## Goal:
Copy out all the lines exactly. Omit pictures.

## Given information:
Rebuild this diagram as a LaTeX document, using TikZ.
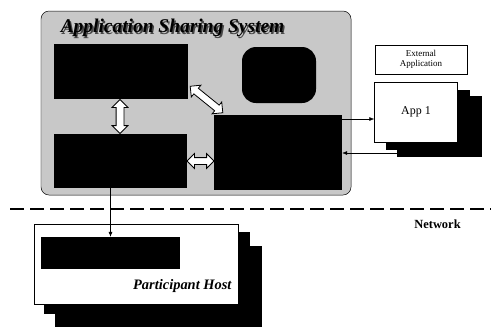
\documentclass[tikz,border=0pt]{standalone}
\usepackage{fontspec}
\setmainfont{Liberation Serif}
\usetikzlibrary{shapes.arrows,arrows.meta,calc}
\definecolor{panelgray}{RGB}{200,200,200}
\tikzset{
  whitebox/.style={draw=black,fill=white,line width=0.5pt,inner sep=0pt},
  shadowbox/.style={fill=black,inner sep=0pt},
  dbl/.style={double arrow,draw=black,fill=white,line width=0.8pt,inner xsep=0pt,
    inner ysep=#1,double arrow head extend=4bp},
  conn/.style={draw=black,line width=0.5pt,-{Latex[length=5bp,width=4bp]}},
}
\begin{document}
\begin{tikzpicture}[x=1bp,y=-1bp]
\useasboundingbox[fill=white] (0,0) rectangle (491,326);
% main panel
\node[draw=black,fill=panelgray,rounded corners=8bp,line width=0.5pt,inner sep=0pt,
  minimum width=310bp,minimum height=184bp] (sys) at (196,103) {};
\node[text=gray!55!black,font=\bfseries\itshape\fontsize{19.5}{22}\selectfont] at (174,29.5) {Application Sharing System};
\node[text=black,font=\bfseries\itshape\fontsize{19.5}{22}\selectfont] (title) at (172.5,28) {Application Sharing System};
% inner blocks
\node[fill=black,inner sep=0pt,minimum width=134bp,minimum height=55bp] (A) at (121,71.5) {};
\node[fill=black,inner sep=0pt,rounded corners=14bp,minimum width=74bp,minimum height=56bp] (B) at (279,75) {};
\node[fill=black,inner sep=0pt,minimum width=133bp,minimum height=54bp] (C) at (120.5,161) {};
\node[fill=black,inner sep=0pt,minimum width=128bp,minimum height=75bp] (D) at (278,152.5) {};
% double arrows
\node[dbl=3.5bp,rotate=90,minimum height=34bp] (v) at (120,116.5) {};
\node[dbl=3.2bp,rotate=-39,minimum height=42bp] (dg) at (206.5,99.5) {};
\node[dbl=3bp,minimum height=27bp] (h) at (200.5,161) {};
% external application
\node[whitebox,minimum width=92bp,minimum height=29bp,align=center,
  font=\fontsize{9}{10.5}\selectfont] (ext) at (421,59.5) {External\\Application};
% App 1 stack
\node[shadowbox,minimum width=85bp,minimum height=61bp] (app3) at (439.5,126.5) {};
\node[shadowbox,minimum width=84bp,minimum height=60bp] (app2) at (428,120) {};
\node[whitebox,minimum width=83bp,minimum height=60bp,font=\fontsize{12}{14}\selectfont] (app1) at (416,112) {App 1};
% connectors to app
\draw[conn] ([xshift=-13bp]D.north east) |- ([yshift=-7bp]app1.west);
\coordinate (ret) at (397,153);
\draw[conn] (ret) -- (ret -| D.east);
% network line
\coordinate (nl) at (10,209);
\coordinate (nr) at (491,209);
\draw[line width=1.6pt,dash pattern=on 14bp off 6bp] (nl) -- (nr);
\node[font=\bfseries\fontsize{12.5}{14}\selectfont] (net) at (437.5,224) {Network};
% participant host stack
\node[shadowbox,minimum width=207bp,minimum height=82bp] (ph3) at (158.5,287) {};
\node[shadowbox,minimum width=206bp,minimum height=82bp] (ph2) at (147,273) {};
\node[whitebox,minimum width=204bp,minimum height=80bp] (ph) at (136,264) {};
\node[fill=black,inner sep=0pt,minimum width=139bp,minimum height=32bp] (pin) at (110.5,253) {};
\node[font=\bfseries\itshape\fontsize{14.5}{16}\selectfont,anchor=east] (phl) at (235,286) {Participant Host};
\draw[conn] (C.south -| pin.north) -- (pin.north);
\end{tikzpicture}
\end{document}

## Task solution:
Rebuild this diagram as a LaTeX document, using TikZ.
\documentclass[tikz,border=0pt]{standalone}
\usepackage{fontspec}
\setmainfont{Liberation Serif}
\usetikzlibrary{shapes.arrows,arrows.meta,calc}
\definecolor{panelgray}{RGB}{200,200,200}
\tikzset{
  whitebox/.style={draw=black,fill=white,line width=0.5pt,inner sep=0pt},
  shadowbox/.style={fill=black,inner sep=0pt},
  dbl/.style={double arrow,draw=black,fill=white,line width=0.8pt,inner xsep=0pt,
    inner ysep=#1,double arrow head extend=4bp},
  conn/.style={draw=black,line width=0.5pt,-{Latex[length=5bp,width=4bp]}},
}
\begin{document}
\begin{tikzpicture}[x=1bp,y=-1bp]
\useasboundingbox[fill=white] (0,0) rectangle (491,326);
% main panel
\node[draw=black,fill=panelgray,rounded corners=8bp,line width=0.5pt,inner sep=0pt,
  minimum width=310bp,minimum height=184bp] (sys) at (196,103) {};
\node[text=gray!55!black,font=\bfseries\itshape\fontsize{19.5}{22}\selectfont] at (174,29.5) {Application Sharing System};
\node[text=black,font=\bfseries\itshape\fontsize{19.5}{22}\selectfont] (title) at (172.5,28) {Application Sharing System};
% inner blocks
\node[fill=black,inner sep=0pt,minimum width=134bp,minimum height=55bp] (A) at (121,71.5) {};
\node[fill=black,inner sep=0pt,rounded corners=14bp,minimum width=74bp,minimum height=56bp] (B) at (279,75) {};
\node[fill=black,inner sep=0pt,minimum width=133bp,minimum height=54bp] (C) at (120.5,161) {};
\node[fill=black,inner sep=0pt,minimum width=128bp,minimum height=75bp] (D) at (278,152.5) {};
% double arrows
\node[dbl=3.5bp,rotate=90,minimum height=34bp] (v) at (120,116.5) {};
\node[dbl=3.2bp,rotate=-39,minimum height=42bp] (dg) at (206.5,99.5) {};
\node[dbl=3bp,minimum height=27bp] (h) at (200.5,161) {};
% external application
\node[whitebox,minimum width=92bp,minimum height=29bp,align=center,
  font=\fontsize{9}{10.5}\selectfont] (ext) at (421,59.5) {External\\Application};
% App 1 stack
\node[shadowbox,minimum width=85bp,minimum height=61bp] (app3) at (439.5,126.5) {};
\node[shadowbox,minimum width=84bp,minimum height=60bp] (app2) at (428,120) {};
\node[whitebox,minimum width=83bp,minimum height=60bp,font=\fontsize{12}{14}\selectfont] (app1) at (416,112) {App 1};
% connectors to app
\draw[conn] ([xshift=-13bp]D.north east) |- ([yshift=-7bp]app1.west);
\coordinate (ret) at (397,153);
\draw[conn] (ret) -- (ret -| D.east);
% network line
\coordinate (nl) at (10,209);
\coordinate (nr) at (491,209);
\draw[line width=1.6pt,dash pattern=on 14bp off 6bp] (nl) -- (nr);
\node[font=\bfseries\fontsize{12.5}{14}\selectfont] (net) at (437.5,224) {Network};
% participant host stack
\node[shadowbox,minimum width=207bp,minimum height=82bp] (ph3) at (158.5,287) {};
\node[shadowbox,minimum width=206bp,minimum height=82bp] (ph2) at (147,273) {};
\node[whitebox,minimum width=204bp,minimum height=80bp] (ph) at (136,264) {};
\node[fill=black,inner sep=0pt,minimum width=139bp,minimum height=32bp] (pin) at (110.5,253) {};
\node[font=\bfseries\itshape\fontsize{14.5}{16}\selectfont,anchor=east] (phl) at (235,286) {Participant Host};
\draw[conn] (C.south -| pin.north) -- (pin.north);
\end{tikzpicture}
\end{document}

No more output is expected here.